### [Collected material]
= = = = = = =

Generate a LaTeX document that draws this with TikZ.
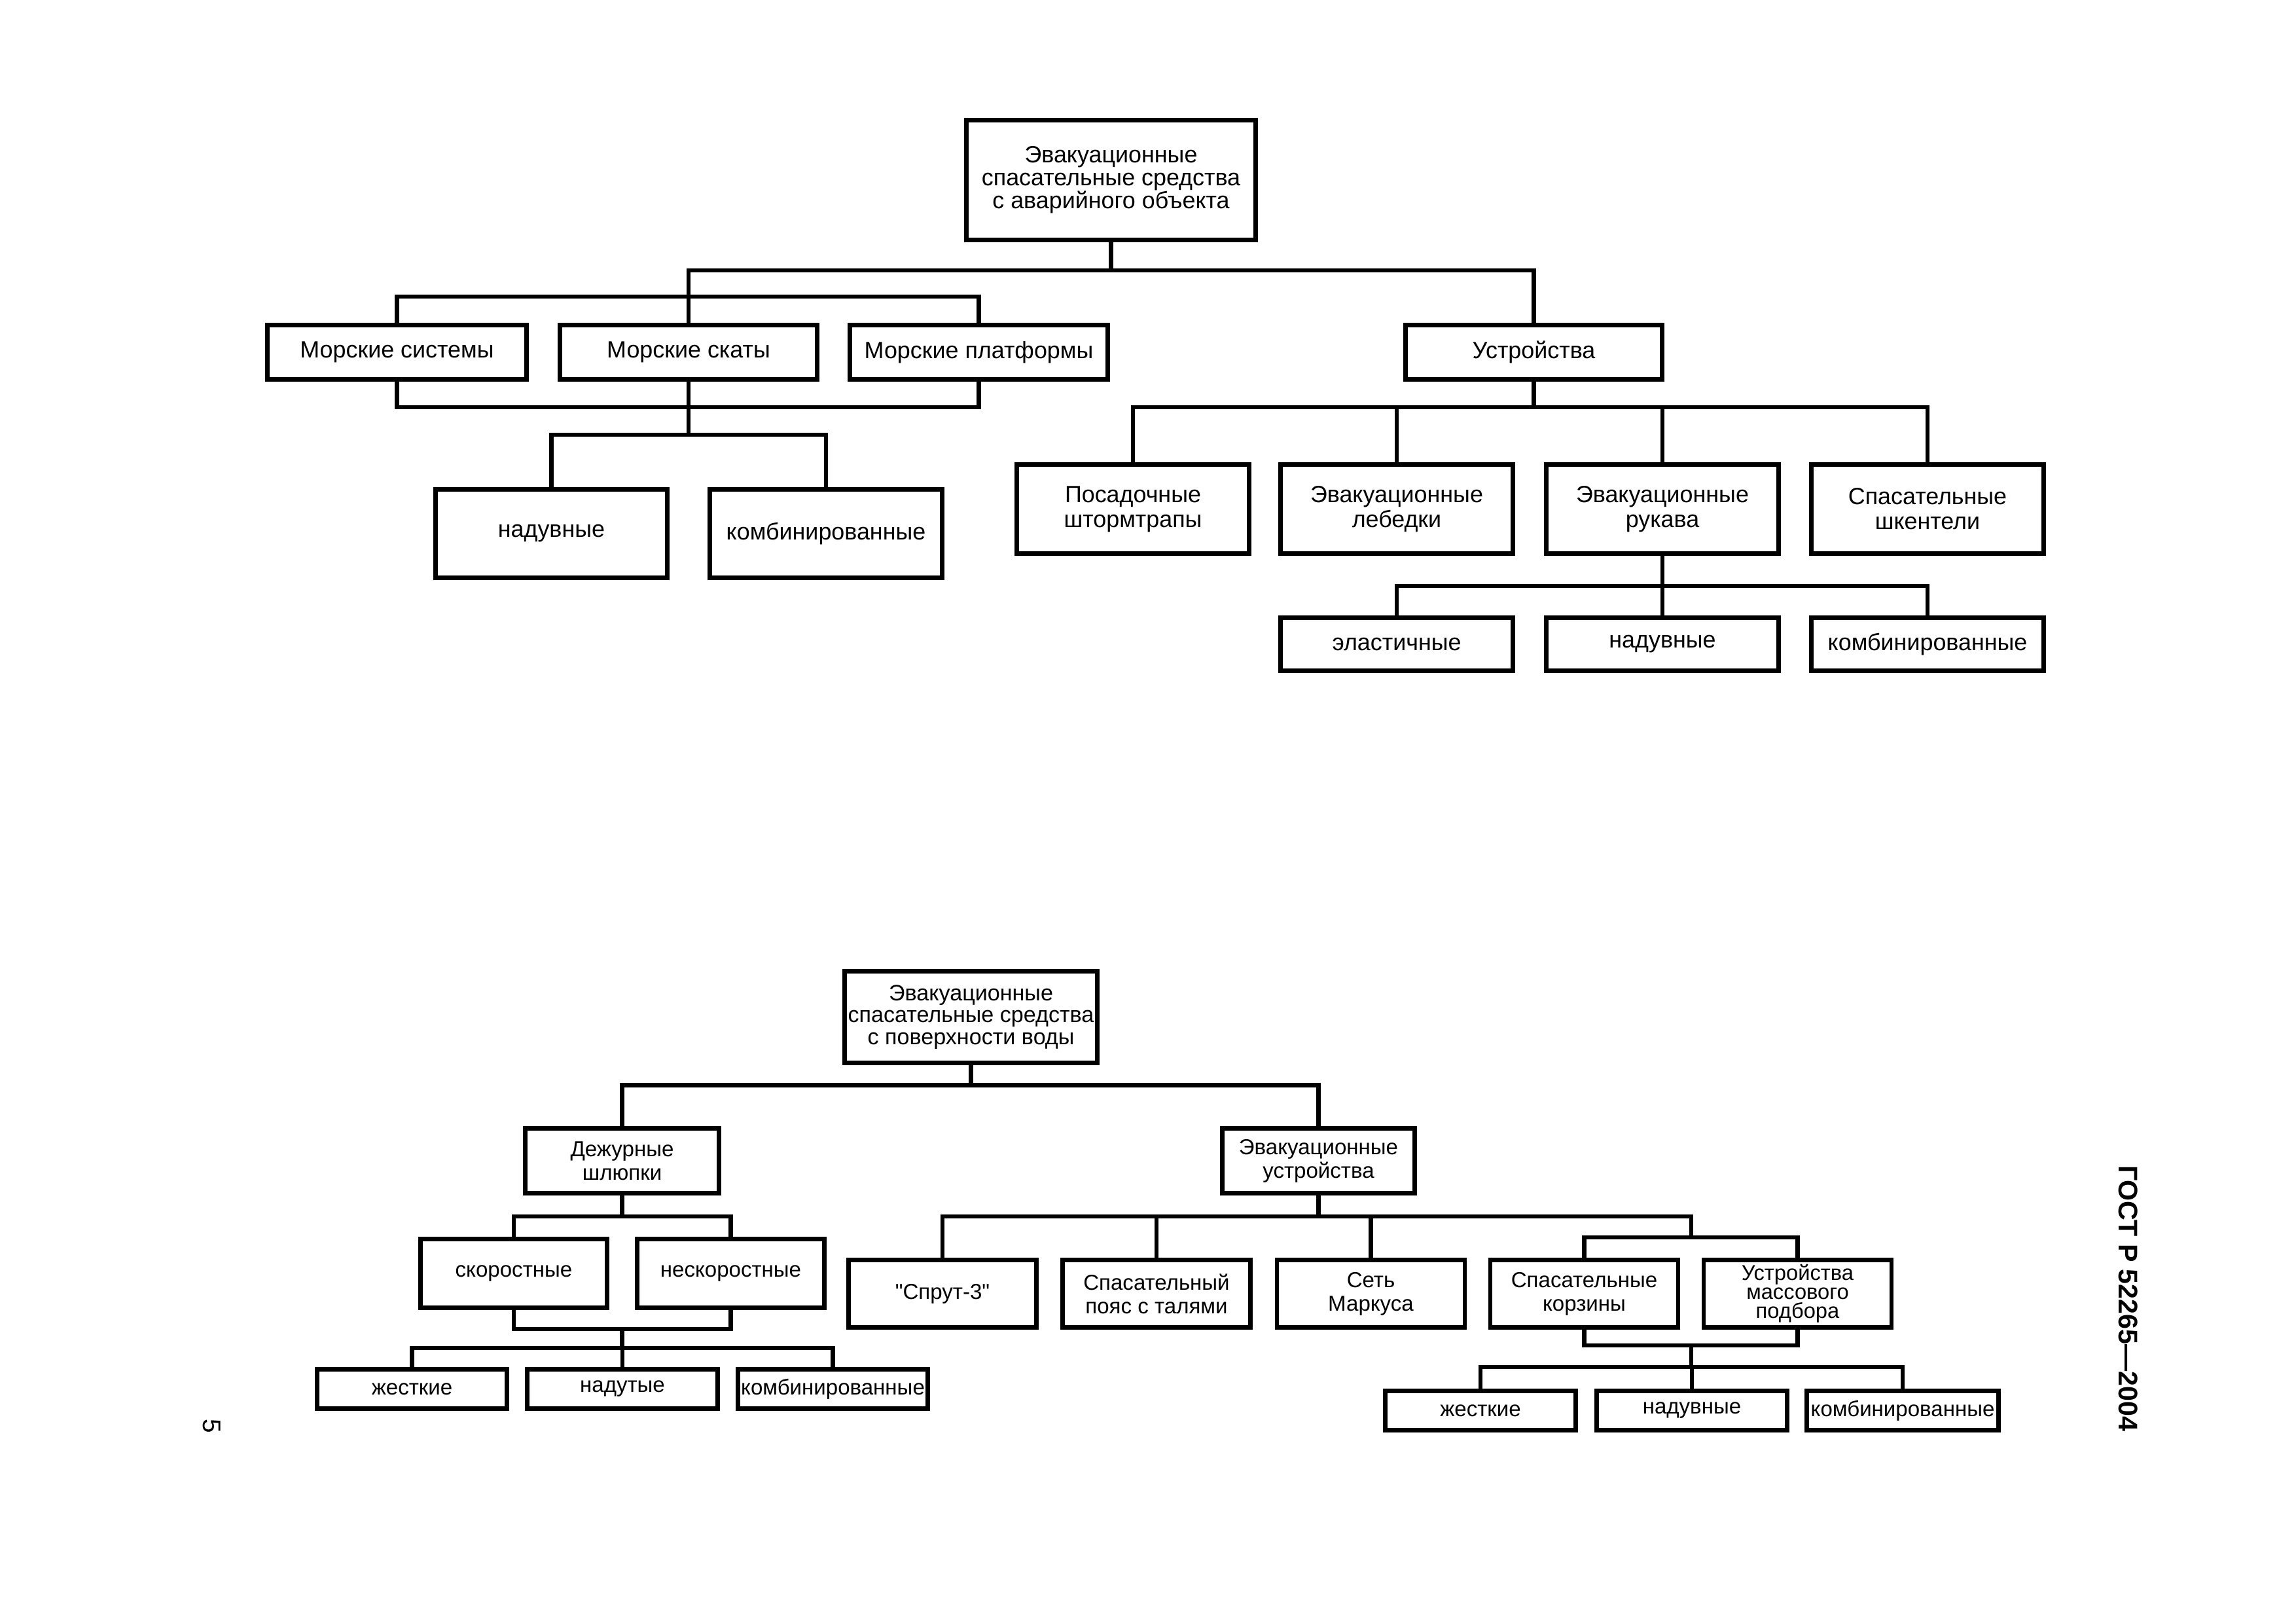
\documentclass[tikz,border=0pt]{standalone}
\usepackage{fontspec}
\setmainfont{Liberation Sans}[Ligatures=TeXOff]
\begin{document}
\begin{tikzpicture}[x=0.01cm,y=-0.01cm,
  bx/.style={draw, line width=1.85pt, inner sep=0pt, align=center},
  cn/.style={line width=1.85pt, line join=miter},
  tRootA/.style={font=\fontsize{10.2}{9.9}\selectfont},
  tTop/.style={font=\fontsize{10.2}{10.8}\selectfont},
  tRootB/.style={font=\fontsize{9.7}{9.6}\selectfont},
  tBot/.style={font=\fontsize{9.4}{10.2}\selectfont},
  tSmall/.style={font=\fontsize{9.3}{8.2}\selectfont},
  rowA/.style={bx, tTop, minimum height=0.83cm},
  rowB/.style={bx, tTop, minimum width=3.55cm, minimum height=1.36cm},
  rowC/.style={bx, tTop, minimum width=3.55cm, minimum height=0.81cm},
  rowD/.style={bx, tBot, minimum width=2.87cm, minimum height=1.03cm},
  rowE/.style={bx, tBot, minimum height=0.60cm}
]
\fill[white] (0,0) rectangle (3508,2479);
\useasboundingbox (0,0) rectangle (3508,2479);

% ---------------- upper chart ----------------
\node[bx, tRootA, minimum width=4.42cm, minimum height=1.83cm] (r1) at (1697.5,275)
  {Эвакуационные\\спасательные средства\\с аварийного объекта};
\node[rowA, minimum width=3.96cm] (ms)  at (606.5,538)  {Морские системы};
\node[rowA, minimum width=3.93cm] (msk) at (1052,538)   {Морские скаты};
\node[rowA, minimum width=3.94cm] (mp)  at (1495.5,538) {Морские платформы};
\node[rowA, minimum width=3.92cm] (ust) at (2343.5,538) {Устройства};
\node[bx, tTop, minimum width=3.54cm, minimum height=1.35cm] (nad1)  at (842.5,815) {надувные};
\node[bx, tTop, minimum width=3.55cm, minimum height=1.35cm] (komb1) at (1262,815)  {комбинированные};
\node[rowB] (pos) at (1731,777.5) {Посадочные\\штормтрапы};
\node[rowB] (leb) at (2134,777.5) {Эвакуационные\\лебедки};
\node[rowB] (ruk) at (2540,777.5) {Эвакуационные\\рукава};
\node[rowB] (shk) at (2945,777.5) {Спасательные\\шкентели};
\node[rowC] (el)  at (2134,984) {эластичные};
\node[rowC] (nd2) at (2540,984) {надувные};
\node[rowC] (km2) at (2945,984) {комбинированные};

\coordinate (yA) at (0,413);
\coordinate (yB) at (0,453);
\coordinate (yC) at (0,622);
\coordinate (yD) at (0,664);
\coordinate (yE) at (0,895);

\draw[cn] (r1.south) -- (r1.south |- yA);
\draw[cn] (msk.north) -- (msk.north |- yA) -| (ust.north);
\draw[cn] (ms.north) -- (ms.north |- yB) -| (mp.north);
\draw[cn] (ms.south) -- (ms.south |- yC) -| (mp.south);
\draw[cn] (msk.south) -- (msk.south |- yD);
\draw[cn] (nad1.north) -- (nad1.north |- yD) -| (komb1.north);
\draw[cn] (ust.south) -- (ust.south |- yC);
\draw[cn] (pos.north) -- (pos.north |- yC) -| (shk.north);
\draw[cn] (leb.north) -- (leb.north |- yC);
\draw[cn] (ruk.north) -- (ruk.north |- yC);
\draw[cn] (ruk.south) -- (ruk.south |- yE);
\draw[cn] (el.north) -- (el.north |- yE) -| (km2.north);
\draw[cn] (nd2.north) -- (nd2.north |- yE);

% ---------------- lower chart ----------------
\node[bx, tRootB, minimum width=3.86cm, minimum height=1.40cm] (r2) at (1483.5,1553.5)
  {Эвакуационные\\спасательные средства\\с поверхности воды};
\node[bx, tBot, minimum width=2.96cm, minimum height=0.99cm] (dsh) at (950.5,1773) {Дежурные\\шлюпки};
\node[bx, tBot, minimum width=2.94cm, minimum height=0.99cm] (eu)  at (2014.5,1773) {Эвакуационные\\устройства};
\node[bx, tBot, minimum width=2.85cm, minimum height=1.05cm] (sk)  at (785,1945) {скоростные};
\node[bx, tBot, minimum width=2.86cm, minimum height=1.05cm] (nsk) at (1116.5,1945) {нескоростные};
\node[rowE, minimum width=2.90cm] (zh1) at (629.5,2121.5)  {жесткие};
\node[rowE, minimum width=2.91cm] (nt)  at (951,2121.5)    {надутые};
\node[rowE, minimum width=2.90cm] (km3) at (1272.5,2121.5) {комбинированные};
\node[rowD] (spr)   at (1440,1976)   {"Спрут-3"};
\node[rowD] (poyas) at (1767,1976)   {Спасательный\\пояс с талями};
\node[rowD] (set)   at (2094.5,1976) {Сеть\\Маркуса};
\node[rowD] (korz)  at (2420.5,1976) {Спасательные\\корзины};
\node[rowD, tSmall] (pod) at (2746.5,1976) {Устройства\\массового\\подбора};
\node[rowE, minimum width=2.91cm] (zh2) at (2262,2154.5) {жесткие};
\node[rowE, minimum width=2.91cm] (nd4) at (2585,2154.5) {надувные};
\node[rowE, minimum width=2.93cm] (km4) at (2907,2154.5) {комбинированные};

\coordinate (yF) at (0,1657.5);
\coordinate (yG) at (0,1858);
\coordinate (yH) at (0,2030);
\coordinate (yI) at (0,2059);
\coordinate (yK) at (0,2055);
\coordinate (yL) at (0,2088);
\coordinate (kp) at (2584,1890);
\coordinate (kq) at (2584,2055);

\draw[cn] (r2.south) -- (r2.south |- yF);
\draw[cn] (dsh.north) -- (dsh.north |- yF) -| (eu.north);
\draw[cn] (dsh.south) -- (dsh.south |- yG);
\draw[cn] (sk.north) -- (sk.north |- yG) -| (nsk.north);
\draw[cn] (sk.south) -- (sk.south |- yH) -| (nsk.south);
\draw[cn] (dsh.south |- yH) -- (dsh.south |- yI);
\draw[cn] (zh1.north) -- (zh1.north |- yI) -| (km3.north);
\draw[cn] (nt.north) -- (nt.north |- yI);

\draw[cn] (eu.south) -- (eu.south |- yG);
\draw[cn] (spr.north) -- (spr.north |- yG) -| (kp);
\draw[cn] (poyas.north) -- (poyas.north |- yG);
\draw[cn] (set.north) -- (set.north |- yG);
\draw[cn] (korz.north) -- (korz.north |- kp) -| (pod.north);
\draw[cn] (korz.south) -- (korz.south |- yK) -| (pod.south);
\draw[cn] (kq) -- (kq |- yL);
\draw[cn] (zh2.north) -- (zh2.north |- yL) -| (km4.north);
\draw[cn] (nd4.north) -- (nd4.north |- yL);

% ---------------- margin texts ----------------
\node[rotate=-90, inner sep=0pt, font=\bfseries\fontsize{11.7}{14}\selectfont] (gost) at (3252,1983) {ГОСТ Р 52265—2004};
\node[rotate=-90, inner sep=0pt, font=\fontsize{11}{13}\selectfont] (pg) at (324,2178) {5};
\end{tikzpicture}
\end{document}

= = = = = = =

### [Exercise]
Copy every line of the data word for word, omitting the images.

### [Written response]
Generate a LaTeX document that draws this with TikZ.
\documentclass[tikz,border=0pt]{standalone}
\usepackage{fontspec}
\setmainfont{Liberation Sans}[Ligatures=TeXOff]
\begin{document}
\begin{tikzpicture}[x=0.01cm,y=-0.01cm,
  bx/.style={draw, line width=1.85pt, inner sep=0pt, align=center},
  cn/.style={line width=1.85pt, line join=miter},
  tRootA/.style={font=\fontsize{10.2}{9.9}\selectfont},
  tTop/.style={font=\fontsize{10.2}{10.8}\selectfont},
  tRootB/.style={font=\fontsize{9.7}{9.6}\selectfont},
  tBot/.style={font=\fontsize{9.4}{10.2}\selectfont},
  tSmall/.style={font=\fontsize{9.3}{8.2}\selectfont},
  rowA/.style={bx, tTop, minimum height=0.83cm},
  rowB/.style={bx, tTop, minimum width=3.55cm, minimum height=1.36cm},
  rowC/.style={bx, tTop, minimum width=3.55cm, minimum height=0.81cm},
  rowD/.style={bx, tBot, minimum width=2.87cm, minimum height=1.03cm},
  rowE/.style={bx, tBot, minimum height=0.60cm}
]
\fill[white] (0,0) rectangle (3508,2479);
\useasboundingbox (0,0) rectangle (3508,2479);

% ---------------- upper chart ----------------
\node[bx, tRootA, minimum width=4.42cm, minimum height=1.83cm] (r1) at (1697.5,275)
  {Эвакуационные\\спасательные средства\\с аварийного объекта};
\node[rowA, minimum width=3.96cm] (ms)  at (606.5,538)  {Морские системы};
\node[rowA, minimum width=3.93cm] (msk) at (1052,538)   {Морские скаты};
\node[rowA, minimum width=3.94cm] (mp)  at (1495.5,538) {Морские платформы};
\node[rowA, minimum width=3.92cm] (ust) at (2343.5,538) {Устройства};
\node[bx, tTop, minimum width=3.54cm, minimum height=1.35cm] (nad1)  at (842.5,815) {надувные};
\node[bx, tTop, minimum width=3.55cm, minimum height=1.35cm] (komb1) at (1262,815)  {комбинированные};
\node[rowB] (pos) at (1731,777.5) {Посадочные\\штормтрапы};
\node[rowB] (leb) at (2134,777.5) {Эвакуационные\\лебедки};
\node[rowB] (ruk) at (2540,777.5) {Эвакуационные\\рукава};
\node[rowB] (shk) at (2945,777.5) {Спасательные\\шкентели};
\node[rowC] (el)  at (2134,984) {эластичные};
\node[rowC] (nd2) at (2540,984) {надувные};
\node[rowC] (km2) at (2945,984) {комбинированные};

\coordinate (yA) at (0,413);
\coordinate (yB) at (0,453);
\coordinate (yC) at (0,622);
\coordinate (yD) at (0,664);
\coordinate (yE) at (0,895);

\draw[cn] (r1.south) -- (r1.south |- yA);
\draw[cn] (msk.north) -- (msk.north |- yA) -| (ust.north);
\draw[cn] (ms.north) -- (ms.north |- yB) -| (mp.north);
\draw[cn] (ms.south) -- (ms.south |- yC) -| (mp.south);
\draw[cn] (msk.south) -- (msk.south |- yD);
\draw[cn] (nad1.north) -- (nad1.north |- yD) -| (komb1.north);
\draw[cn] (ust.south) -- (ust.south |- yC);
\draw[cn] (pos.north) -- (pos.north |- yC) -| (shk.north);
\draw[cn] (leb.north) -- (leb.north |- yC);
\draw[cn] (ruk.north) -- (ruk.north |- yC);
\draw[cn] (ruk.south) -- (ruk.south |- yE);
\draw[cn] (el.north) -- (el.north |- yE) -| (km2.north);
\draw[cn] (nd2.north) -- (nd2.north |- yE);

% ---------------- lower chart ----------------
\node[bx, tRootB, minimum width=3.86cm, minimum height=1.40cm] (r2) at (1483.5,1553.5)
  {Эвакуационные\\спасательные средства\\с поверхности воды};
\node[bx, tBot, minimum width=2.96cm, minimum height=0.99cm] (dsh) at (950.5,1773) {Дежурные\\шлюпки};
\node[bx, tBot, minimum width=2.94cm, minimum height=0.99cm] (eu)  at (2014.5,1773) {Эвакуационные\\устройства};
\node[bx, tBot, minimum width=2.85cm, minimum height=1.05cm] (sk)  at (785,1945) {скоростные};
\node[bx, tBot, minimum width=2.86cm, minimum height=1.05cm] (nsk) at (1116.5,1945) {нескоростные};
\node[rowE, minimum width=2.90cm] (zh1) at (629.5,2121.5)  {жесткие};
\node[rowE, minimum width=2.91cm] (nt)  at (951,2121.5)    {надутые};
\node[rowE, minimum width=2.90cm] (km3) at (1272.5,2121.5) {комбинированные};
\node[rowD] (spr)   at (1440,1976)   {"Спрут-3"};
\node[rowD] (poyas) at (1767,1976)   {Спасательный\\пояс с талями};
\node[rowD] (set)   at (2094.5,1976) {Сеть\\Маркуса};
\node[rowD] (korz)  at (2420.5,1976) {Спасательные\\корзины};
\node[rowD, tSmall] (pod) at (2746.5,1976) {Устройства\\массового\\подбора};
\node[rowE, minimum width=2.91cm] (zh2) at (2262,2154.5) {жесткие};
\node[rowE, minimum width=2.91cm] (nd4) at (2585,2154.5) {надувные};
\node[rowE, minimum width=2.93cm] (km4) at (2907,2154.5) {комбинированные};

\coordinate (yF) at (0,1657.5);
\coordinate (yG) at (0,1858);
\coordinate (yH) at (0,2030);
\coordinate (yI) at (0,2059);
\coordinate (yK) at (0,2055);
\coordinate (yL) at (0,2088);
\coordinate (kp) at (2584,1890);
\coordinate (kq) at (2584,2055);

\draw[cn] (r2.south) -- (r2.south |- yF);
\draw[cn] (dsh.north) -- (dsh.north |- yF) -| (eu.north);
\draw[cn] (dsh.south) -- (dsh.south |- yG);
\draw[cn] (sk.north) -- (sk.north |- yG) -| (nsk.north);
\draw[cn] (sk.south) -- (sk.south |- yH) -| (nsk.south);
\draw[cn] (dsh.south |- yH) -- (dsh.south |- yI);
\draw[cn] (zh1.north) -- (zh1.north |- yI) -| (km3.north);
\draw[cn] (nt.north) -- (nt.north |- yI);

\draw[cn] (eu.south) -- (eu.south |- yG);
\draw[cn] (spr.north) -- (spr.north |- yG) -| (kp);
\draw[cn] (poyas.north) -- (poyas.north |- yG);
\draw[cn] (set.north) -- (set.north |- yG);
\draw[cn] (korz.north) -- (korz.north |- kp) -| (pod.north);
\draw[cn] (korz.south) -- (korz.south |- yK) -| (pod.south);
\draw[cn] (kq) -- (kq |- yL);
\draw[cn] (zh2.north) -- (zh2.north |- yL) -| (km4.north);
\draw[cn] (nd4.north) -- (nd4.north |- yL);

% ---------------- margin texts ----------------
\node[rotate=-90, inner sep=0pt, font=\bfseries\fontsize{11.7}{14}\selectfont] (gost) at (3252,1983) {ГОСТ Р 52265—2004};
\node[rotate=-90, inner sep=0pt, font=\fontsize{11}{13}\selectfont] (pg) at (324,2178) {5};
\end{tikzpicture}
\end{document}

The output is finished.